[Begin]

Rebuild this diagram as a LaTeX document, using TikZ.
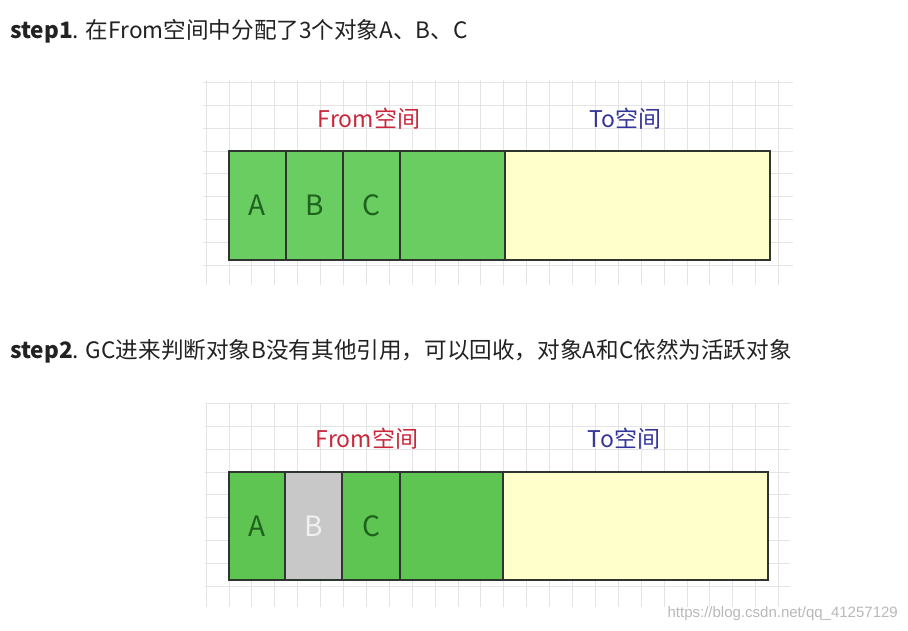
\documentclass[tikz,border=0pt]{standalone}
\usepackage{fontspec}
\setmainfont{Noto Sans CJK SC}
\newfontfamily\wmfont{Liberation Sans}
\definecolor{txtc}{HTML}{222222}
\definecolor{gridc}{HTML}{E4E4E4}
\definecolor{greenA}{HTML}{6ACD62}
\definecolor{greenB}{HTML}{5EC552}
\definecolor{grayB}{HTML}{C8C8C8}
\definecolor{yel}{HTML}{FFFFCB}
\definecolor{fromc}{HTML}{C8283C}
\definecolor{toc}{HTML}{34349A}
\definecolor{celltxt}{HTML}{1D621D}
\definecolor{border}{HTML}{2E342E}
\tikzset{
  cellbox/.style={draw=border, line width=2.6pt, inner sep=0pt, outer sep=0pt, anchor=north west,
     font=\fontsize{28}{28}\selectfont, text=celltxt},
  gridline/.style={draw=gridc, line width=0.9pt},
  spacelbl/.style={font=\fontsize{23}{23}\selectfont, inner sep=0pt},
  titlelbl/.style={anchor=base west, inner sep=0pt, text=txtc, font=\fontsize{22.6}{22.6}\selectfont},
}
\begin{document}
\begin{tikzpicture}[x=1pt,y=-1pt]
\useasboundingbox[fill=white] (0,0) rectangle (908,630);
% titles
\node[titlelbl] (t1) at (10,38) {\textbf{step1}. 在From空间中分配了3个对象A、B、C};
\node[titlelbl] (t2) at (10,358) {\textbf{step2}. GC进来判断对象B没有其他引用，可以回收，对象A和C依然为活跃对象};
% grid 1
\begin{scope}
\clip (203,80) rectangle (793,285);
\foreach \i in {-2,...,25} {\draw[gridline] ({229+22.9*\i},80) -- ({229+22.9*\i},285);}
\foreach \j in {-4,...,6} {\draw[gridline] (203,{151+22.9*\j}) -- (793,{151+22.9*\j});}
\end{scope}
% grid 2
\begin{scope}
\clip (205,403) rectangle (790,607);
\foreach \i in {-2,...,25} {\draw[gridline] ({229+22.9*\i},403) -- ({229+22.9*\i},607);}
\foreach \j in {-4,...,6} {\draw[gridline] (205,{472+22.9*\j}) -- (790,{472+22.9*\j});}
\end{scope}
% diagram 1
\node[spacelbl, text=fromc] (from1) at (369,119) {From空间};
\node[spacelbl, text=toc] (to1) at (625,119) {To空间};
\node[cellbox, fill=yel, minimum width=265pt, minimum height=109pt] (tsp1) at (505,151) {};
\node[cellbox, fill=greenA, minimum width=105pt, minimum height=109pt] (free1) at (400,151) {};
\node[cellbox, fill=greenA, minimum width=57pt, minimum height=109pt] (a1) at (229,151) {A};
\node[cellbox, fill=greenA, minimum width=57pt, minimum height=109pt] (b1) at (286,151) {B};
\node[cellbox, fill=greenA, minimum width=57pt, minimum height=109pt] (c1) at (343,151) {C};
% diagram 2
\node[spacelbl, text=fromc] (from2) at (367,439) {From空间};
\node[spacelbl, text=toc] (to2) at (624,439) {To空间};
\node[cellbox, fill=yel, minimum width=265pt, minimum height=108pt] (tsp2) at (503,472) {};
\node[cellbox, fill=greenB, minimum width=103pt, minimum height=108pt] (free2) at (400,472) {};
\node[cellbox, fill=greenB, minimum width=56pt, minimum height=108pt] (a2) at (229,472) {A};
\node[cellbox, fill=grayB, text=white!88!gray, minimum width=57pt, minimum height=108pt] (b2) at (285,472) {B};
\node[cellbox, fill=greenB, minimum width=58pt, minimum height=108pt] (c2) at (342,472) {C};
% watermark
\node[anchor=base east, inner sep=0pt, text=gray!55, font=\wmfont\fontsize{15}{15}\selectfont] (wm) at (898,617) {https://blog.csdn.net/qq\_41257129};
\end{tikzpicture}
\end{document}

[End]

▸ Task prompt: In this exercise, set down all of the data exactly, without the pictures.

▸ Exercise solution:
Rebuild this diagram as a LaTeX document, using TikZ.
\documentclass[tikz,border=0pt]{standalone}
\usepackage{fontspec}
\setmainfont{Noto Sans CJK SC}
\newfontfamily\wmfont{Liberation Sans}
\definecolor{txtc}{HTML}{222222}
\definecolor{gridc}{HTML}{E4E4E4}
\definecolor{greenA}{HTML}{6ACD62}
\definecolor{greenB}{HTML}{5EC552}
\definecolor{grayB}{HTML}{C8C8C8}
\definecolor{yel}{HTML}{FFFFCB}
\definecolor{fromc}{HTML}{C8283C}
\definecolor{toc}{HTML}{34349A}
\definecolor{celltxt}{HTML}{1D621D}
\definecolor{border}{HTML}{2E342E}
\tikzset{
  cellbox/.style={draw=border, line width=2.6pt, inner sep=0pt, outer sep=0pt, anchor=north west,
     font=\fontsize{28}{28}\selectfont, text=celltxt},
  gridline/.style={draw=gridc, line width=0.9pt},
  spacelbl/.style={font=\fontsize{23}{23}\selectfont, inner sep=0pt},
  titlelbl/.style={anchor=base west, inner sep=0pt, text=txtc, font=\fontsize{22.6}{22.6}\selectfont},
}
\begin{document}
\begin{tikzpicture}[x=1pt,y=-1pt]
\useasboundingbox[fill=white] (0,0) rectangle (908,630);
% titles
\node[titlelbl] (t1) at (10,38) {\textbf{step1}. 在From空间中分配了3个对象A、B、C};
\node[titlelbl] (t2) at (10,358) {\textbf{step2}. GC进来判断对象B没有其他引用，可以回收，对象A和C依然为活跃对象};
% grid 1
\begin{scope}
\clip (203,80) rectangle (793,285);
\foreach \i in {-2,...,25} {\draw[gridline] ({229+22.9*\i},80) -- ({229+22.9*\i},285);}
\foreach \j in {-4,...,6} {\draw[gridline] (203,{151+22.9*\j}) -- (793,{151+22.9*\j});}
\end{scope}
% grid 2
\begin{scope}
\clip (205,403) rectangle (790,607);
\foreach \i in {-2,...,25} {\draw[gridline] ({229+22.9*\i},403) -- ({229+22.9*\i},607);}
\foreach \j in {-4,...,6} {\draw[gridline] (205,{472+22.9*\j}) -- (790,{472+22.9*\j});}
\end{scope}
% diagram 1
\node[spacelbl, text=fromc] (from1) at (369,119) {From空间};
\node[spacelbl, text=toc] (to1) at (625,119) {To空间};
\node[cellbox, fill=yel, minimum width=265pt, minimum height=109pt] (tsp1) at (505,151) {};
\node[cellbox, fill=greenA, minimum width=105pt, minimum height=109pt] (free1) at (400,151) {};
\node[cellbox, fill=greenA, minimum width=57pt, minimum height=109pt] (a1) at (229,151) {A};
\node[cellbox, fill=greenA, minimum width=57pt, minimum height=109pt] (b1) at (286,151) {B};
\node[cellbox, fill=greenA, minimum width=57pt, minimum height=109pt] (c1) at (343,151) {C};
% diagram 2
\node[spacelbl, text=fromc] (from2) at (367,439) {From空间};
\node[spacelbl, text=toc] (to2) at (624,439) {To空间};
\node[cellbox, fill=yel, minimum width=265pt, minimum height=108pt] (tsp2) at (503,472) {};
\node[cellbox, fill=greenB, minimum width=103pt, minimum height=108pt] (free2) at (400,472) {};
\node[cellbox, fill=greenB, minimum width=56pt, minimum height=108pt] (a2) at (229,472) {A};
\node[cellbox, fill=grayB, text=white!88!gray, minimum width=57pt, minimum height=108pt] (b2) at (285,472) {B};
\node[cellbox, fill=greenB, minimum width=58pt, minimum height=108pt] (c2) at (342,472) {C};
% watermark
\node[anchor=base east, inner sep=0pt, text=gray!55, font=\wmfont\fontsize{15}{15}\selectfont] (wm) at (898,617) {https://blog.csdn.net/qq\_41257129};
\end{tikzpicture}
\end{document}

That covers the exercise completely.